Supplied material:

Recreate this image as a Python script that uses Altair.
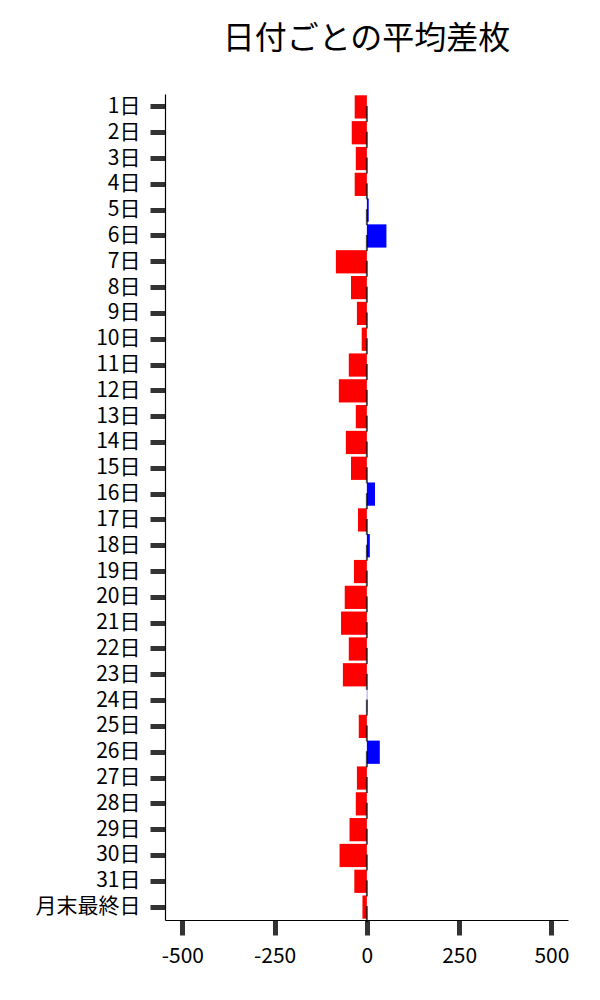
import altair as alt
import pandas as pd

days = ["1日", "2日", "3日", "4日", "5日", "6日", "7日", "8日", "9日", "10日",
        "11日", "12日", "13日", "14日", "15日", "16日", "17日", "18日", "19日", "20日",
        "21日", "22日", "23日", "24日", "25日", "26日", "27日", "28日", "29日", "30日",
        "31日", "月末最終日"]
values = [-33, -41, -30, -33, 5, 53, -84, -43, -27, -14,
          -49, -76, -30, -57, -43, 22, -24, 8, -35, -60,
          -70, -49, -65, 1, -22, 35, -27, -30, -47, -74,
          -34, -12]
x_ticks = [-500, -250, 0, 250, 500]

df = pd.DataFrame({"day": days, "value": values})
df["sign"] = ["pos" if v > 0 else "neg" for v in values]
df["zero"] = 0

FONT = "Noto Sans CJK JP"

y_enc = alt.Y("day:N", sort=days, title=None,
              scale=alt.Scale(paddingInner=0.1, paddingOuter=0.05))
x_scale = alt.Scale(domain=[-547, 545], nice=False, zero=False)

bars = alt.Chart(df).mark_bar().encode(
    y=y_enc,
    x=alt.X("value:Q", scale=x_scale, title=None,
            axis=alt.Axis(values=x_ticks, labelExpr="'' + datum.value")),
    color=alt.Color("sign:N", scale=alt.Scale(domain=["pos", "neg"], range=["#0000FF", "#FF0000"]), legend=None),
)

zero_ticks = alt.Chart(df).mark_tick(color="black", thickness=2, size=16, yOffset=7).encode(
    y=y_enc,
    x=alt.X("zero:Q", scale=x_scale),
)

chart = (bars + zero_ticks).properties(
    width=403, height=826,
    title=alt.TitleParams("日付ごとの平均差枚", font=FONT, fontSize=32, fontWeight="normal",
                          anchor="middle", offset=38, color="black"),
    padding={"left": 27, "top": 15, "right": 5, "bottom": 5},
).configure_view(stroke=None).configure_axis(
    labelFont=FONT, labelFontSize=21, labelColor="black",
    domainColor="black", domainWidth=1.2,
    tickColor="#333333", tickWidth=5, tickSize=15, labelPadding=10,
    grid=False,
)

chart.save("out.html", embed_options={"renderer": "svg", "actions": False})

Stated problem: Transcribe the material exactly, and leave out whatever pictures it holds.

Solution to this exercise:
Recreate this image as a Python script that uses Altair.
import altair as alt
import pandas as pd

days = ["1日", "2日", "3日", "4日", "5日", "6日", "7日", "8日", "9日", "10日",
        "11日", "12日", "13日", "14日", "15日", "16日", "17日", "18日", "19日", "20日",
        "21日", "22日", "23日", "24日", "25日", "26日", "27日", "28日", "29日", "30日",
        "31日", "月末最終日"]
values = [-33, -41, -30, -33, 5, 53, -84, -43, -27, -14,
          -49, -76, -30, -57, -43, 22, -24, 8, -35, -60,
          -70, -49, -65, 1, -22, 35, -27, -30, -47, -74,
          -34, -12]
x_ticks = [-500, -250, 0, 250, 500]

df = pd.DataFrame({"day": days, "value": values})
df["sign"] = ["pos" if v > 0 else "neg" for v in values]
df["zero"] = 0

FONT = "Noto Sans CJK JP"

y_enc = alt.Y("day:N", sort=days, title=None,
              scale=alt.Scale(paddingInner=0.1, paddingOuter=0.05))
x_scale = alt.Scale(domain=[-547, 545], nice=False, zero=False)

bars = alt.Chart(df).mark_bar().encode(
    y=y_enc,
    x=alt.X("value:Q", scale=x_scale, title=None,
            axis=alt.Axis(values=x_ticks, labelExpr="'' + datum.value")),
    color=alt.Color("sign:N", scale=alt.Scale(domain=["pos", "neg"], range=["#0000FF", "#FF0000"]), legend=None),
)

zero_ticks = alt.Chart(df).mark_tick(color="black", thickness=2, size=16, yOffset=7).encode(
    y=y_enc,
    x=alt.X("zero:Q", scale=x_scale),
)

chart = (bars + zero_ticks).properties(
    width=403, height=826,
    title=alt.TitleParams("日付ごとの平均差枚", font=FONT, fontSize=32, fontWeight="normal",
                          anchor="middle", offset=38, color="black"),
    padding={"left": 27, "top": 15, "right": 5, "bottom": 5},
).configure_view(stroke=None).configure_axis(
    labelFont=FONT, labelFontSize=21, labelColor="black",
    domainColor="black", domainWidth=1.2,
    tickColor="#333333", tickWidth=5, tickSize=15, labelPadding=10,
    grid=False,
)

chart.save("out.html", embed_options={"renderer": "svg", "actions": False})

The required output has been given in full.